> Task requirements
Write the lines out again, from the top of the material to the line containing "const gridHeights = [500, 1000, 1500];", pictures excluded.

> Stored data

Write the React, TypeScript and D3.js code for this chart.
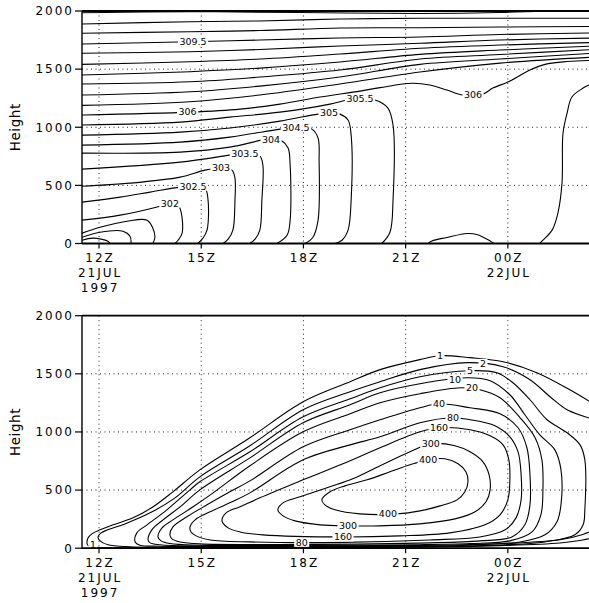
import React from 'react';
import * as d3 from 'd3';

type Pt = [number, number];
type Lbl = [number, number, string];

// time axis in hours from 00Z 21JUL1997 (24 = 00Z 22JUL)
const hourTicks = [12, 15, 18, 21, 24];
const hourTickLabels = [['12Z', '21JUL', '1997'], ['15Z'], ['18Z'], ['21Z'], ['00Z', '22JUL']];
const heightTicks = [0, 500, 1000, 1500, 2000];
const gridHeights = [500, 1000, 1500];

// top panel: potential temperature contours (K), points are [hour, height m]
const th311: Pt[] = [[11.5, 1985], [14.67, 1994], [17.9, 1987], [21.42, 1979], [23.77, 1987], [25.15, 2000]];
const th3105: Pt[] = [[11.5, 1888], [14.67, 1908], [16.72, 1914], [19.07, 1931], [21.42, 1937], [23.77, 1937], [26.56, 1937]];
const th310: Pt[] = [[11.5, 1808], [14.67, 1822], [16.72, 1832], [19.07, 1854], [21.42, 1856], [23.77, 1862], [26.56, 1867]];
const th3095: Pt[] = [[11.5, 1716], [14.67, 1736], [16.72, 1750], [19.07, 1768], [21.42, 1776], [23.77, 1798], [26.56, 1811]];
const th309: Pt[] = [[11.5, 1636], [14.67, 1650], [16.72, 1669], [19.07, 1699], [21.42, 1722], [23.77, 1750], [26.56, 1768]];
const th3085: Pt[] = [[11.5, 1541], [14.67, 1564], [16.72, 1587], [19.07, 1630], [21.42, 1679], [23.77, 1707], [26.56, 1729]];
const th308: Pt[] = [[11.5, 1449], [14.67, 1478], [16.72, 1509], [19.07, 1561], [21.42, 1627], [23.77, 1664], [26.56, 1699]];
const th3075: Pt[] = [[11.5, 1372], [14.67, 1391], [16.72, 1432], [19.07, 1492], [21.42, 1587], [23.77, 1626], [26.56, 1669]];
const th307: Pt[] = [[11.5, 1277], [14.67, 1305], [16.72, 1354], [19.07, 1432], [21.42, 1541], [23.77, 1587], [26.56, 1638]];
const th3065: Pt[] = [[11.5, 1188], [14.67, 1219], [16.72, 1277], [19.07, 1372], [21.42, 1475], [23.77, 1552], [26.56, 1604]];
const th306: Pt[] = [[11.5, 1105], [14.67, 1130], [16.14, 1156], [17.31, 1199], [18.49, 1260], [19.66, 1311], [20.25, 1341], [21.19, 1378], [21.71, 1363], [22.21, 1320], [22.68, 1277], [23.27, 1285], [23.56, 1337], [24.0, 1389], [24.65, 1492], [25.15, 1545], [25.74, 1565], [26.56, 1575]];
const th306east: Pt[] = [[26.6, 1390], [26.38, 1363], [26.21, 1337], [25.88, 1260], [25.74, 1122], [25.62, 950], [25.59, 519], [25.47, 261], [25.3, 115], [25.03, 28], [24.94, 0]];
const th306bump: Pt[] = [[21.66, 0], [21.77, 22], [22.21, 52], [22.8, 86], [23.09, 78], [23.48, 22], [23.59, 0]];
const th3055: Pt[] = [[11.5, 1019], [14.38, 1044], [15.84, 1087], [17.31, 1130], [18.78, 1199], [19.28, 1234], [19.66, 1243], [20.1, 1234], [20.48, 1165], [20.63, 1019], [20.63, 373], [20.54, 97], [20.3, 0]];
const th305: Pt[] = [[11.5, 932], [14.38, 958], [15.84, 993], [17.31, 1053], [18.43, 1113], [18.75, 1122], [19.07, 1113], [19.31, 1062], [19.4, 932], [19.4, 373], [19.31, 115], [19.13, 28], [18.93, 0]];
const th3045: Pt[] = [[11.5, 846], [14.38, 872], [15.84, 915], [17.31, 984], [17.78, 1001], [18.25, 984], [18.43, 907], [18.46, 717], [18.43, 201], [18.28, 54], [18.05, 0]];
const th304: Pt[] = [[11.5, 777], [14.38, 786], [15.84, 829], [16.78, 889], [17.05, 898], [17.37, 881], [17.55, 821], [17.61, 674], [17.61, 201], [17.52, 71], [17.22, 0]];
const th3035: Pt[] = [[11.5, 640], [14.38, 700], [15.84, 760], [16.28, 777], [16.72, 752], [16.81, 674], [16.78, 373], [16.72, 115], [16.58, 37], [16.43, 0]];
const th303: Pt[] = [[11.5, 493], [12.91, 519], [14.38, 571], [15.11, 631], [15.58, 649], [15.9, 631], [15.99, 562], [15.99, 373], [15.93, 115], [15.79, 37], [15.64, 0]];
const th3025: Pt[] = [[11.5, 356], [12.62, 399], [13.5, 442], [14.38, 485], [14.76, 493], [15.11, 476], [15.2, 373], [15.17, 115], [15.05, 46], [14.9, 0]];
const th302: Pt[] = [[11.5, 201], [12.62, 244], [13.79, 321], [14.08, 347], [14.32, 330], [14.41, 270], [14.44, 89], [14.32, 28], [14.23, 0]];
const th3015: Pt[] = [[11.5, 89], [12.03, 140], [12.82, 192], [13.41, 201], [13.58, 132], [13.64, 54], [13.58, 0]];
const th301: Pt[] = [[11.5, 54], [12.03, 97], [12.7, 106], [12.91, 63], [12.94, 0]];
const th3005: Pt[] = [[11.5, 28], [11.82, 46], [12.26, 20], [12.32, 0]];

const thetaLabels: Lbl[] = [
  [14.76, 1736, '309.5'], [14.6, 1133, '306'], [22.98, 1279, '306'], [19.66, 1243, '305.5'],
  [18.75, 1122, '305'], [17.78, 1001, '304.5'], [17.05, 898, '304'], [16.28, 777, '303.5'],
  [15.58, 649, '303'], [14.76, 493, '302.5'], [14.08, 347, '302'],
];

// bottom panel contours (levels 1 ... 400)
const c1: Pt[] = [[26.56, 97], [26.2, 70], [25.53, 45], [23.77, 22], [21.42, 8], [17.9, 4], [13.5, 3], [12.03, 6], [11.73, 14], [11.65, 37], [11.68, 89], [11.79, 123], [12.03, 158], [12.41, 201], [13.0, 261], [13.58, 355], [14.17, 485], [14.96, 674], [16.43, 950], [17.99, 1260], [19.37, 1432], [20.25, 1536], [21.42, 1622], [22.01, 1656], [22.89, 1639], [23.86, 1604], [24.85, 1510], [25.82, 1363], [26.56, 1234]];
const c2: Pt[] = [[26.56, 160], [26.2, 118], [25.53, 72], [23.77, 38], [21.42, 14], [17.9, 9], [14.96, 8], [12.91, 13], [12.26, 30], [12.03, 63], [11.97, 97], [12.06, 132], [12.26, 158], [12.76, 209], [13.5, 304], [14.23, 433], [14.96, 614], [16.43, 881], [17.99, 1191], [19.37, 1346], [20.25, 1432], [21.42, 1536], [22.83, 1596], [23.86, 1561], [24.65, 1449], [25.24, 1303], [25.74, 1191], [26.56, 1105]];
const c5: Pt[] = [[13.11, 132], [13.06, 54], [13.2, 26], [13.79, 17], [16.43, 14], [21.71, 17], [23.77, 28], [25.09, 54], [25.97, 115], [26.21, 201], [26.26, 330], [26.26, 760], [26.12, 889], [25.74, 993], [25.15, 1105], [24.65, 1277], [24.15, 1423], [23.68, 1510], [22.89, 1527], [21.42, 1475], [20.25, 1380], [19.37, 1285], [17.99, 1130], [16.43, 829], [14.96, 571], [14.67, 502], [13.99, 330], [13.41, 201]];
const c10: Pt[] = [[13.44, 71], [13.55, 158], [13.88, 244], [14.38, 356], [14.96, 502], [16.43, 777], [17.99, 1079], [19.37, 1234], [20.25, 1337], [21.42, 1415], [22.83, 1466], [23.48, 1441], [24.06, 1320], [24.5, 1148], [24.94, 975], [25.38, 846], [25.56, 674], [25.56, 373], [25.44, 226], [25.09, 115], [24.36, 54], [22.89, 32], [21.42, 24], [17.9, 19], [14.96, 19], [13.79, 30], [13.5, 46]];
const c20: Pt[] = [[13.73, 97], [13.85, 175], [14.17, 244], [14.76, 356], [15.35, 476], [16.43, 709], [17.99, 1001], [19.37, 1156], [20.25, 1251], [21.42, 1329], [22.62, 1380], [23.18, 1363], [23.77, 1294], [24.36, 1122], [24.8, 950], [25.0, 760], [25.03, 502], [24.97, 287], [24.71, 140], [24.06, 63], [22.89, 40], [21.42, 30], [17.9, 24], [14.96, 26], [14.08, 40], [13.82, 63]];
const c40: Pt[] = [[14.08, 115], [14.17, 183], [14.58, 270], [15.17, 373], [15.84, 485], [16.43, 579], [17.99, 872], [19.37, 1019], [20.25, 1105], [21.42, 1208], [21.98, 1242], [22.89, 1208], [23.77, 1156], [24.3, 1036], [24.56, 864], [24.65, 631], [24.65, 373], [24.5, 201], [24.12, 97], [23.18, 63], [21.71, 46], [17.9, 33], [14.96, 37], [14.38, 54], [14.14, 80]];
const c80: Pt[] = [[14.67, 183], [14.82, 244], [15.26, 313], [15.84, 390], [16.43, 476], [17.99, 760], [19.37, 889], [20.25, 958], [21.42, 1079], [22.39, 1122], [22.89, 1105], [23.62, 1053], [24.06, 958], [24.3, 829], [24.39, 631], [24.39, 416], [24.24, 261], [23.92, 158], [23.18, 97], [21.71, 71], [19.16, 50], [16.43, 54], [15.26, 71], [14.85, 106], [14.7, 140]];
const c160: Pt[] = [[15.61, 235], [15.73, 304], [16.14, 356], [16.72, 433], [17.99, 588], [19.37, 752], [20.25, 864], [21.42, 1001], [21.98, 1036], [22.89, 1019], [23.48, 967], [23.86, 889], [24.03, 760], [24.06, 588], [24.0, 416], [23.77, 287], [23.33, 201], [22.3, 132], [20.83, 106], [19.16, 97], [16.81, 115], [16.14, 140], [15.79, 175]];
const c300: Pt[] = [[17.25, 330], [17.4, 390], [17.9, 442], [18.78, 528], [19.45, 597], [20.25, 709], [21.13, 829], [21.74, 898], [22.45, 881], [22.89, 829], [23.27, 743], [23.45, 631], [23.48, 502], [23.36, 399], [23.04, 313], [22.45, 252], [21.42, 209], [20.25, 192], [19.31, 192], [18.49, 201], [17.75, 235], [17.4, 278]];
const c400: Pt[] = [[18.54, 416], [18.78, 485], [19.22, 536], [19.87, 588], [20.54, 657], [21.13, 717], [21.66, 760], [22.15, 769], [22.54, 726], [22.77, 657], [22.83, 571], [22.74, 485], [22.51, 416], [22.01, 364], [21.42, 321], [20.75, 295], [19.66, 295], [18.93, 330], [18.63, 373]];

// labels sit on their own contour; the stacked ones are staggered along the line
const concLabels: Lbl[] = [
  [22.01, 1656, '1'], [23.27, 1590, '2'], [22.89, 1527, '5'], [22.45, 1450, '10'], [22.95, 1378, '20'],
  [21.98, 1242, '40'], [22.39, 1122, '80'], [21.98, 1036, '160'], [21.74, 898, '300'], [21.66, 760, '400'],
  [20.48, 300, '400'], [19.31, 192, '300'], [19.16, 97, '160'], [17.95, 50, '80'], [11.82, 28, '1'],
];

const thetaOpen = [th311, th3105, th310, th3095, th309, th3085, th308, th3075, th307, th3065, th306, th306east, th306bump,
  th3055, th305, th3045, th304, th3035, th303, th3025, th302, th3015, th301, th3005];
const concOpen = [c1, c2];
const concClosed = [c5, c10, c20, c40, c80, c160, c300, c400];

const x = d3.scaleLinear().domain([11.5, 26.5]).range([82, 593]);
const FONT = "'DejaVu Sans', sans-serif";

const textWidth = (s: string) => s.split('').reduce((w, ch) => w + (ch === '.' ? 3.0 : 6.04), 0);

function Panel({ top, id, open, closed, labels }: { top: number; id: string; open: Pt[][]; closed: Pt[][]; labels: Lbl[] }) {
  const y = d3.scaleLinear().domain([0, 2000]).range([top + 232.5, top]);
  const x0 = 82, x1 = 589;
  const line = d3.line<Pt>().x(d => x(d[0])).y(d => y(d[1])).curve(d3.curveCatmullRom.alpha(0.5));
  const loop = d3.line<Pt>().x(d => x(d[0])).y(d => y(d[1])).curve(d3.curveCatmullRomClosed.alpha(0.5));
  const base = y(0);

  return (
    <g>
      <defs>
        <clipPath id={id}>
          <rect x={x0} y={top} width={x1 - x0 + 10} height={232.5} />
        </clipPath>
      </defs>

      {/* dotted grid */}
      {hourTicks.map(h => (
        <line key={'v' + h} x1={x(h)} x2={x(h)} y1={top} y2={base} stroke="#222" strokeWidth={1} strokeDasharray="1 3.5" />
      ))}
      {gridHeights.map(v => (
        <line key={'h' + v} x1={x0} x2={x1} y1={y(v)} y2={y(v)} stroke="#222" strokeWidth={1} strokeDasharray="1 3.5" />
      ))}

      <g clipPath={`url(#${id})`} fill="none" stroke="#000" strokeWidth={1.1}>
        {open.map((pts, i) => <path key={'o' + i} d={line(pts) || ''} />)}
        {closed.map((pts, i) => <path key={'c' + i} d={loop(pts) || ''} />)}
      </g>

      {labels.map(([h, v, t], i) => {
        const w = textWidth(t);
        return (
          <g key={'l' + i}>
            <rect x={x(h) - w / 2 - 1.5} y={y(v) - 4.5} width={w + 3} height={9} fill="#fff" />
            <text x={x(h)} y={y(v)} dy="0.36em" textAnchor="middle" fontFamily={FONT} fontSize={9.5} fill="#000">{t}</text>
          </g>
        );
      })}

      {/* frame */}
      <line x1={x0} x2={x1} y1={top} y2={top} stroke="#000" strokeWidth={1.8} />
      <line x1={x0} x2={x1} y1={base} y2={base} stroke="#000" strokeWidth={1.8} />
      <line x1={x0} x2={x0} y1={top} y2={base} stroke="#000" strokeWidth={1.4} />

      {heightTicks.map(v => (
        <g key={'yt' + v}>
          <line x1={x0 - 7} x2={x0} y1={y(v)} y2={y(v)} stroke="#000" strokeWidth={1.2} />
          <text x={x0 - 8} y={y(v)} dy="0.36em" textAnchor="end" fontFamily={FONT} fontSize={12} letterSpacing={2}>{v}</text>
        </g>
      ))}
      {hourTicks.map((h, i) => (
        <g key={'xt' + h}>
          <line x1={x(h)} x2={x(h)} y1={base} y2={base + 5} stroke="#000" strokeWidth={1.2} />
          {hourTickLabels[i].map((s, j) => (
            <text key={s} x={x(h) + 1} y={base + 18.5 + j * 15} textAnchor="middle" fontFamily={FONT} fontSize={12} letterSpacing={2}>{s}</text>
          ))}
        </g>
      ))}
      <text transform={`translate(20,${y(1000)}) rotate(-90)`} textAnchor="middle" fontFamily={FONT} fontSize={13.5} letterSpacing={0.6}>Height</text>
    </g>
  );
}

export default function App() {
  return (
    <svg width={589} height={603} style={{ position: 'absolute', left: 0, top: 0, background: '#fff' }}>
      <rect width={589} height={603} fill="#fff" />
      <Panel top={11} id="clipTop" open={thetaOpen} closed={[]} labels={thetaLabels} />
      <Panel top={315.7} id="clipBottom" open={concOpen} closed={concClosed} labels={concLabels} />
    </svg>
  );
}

> Final answer
Write the React, TypeScript and D3.js code for this chart.
import React from 'react';
import * as d3 from 'd3';

type Pt = [number, number];
type Lbl = [number, number, string];

// time axis in hours from 00Z 21JUL1997 (24 = 00Z 22JUL)
const hourTicks = [12, 15, 18, 21, 24];
const hourTickLabels = [['12Z', '21JUL', '1997'], ['15Z'], ['18Z'], ['21Z'], ['00Z', '22JUL']];
const heightTicks = [0, 500, 1000, 1500, 2000];
const gridHeights = [500, 1000, 1500];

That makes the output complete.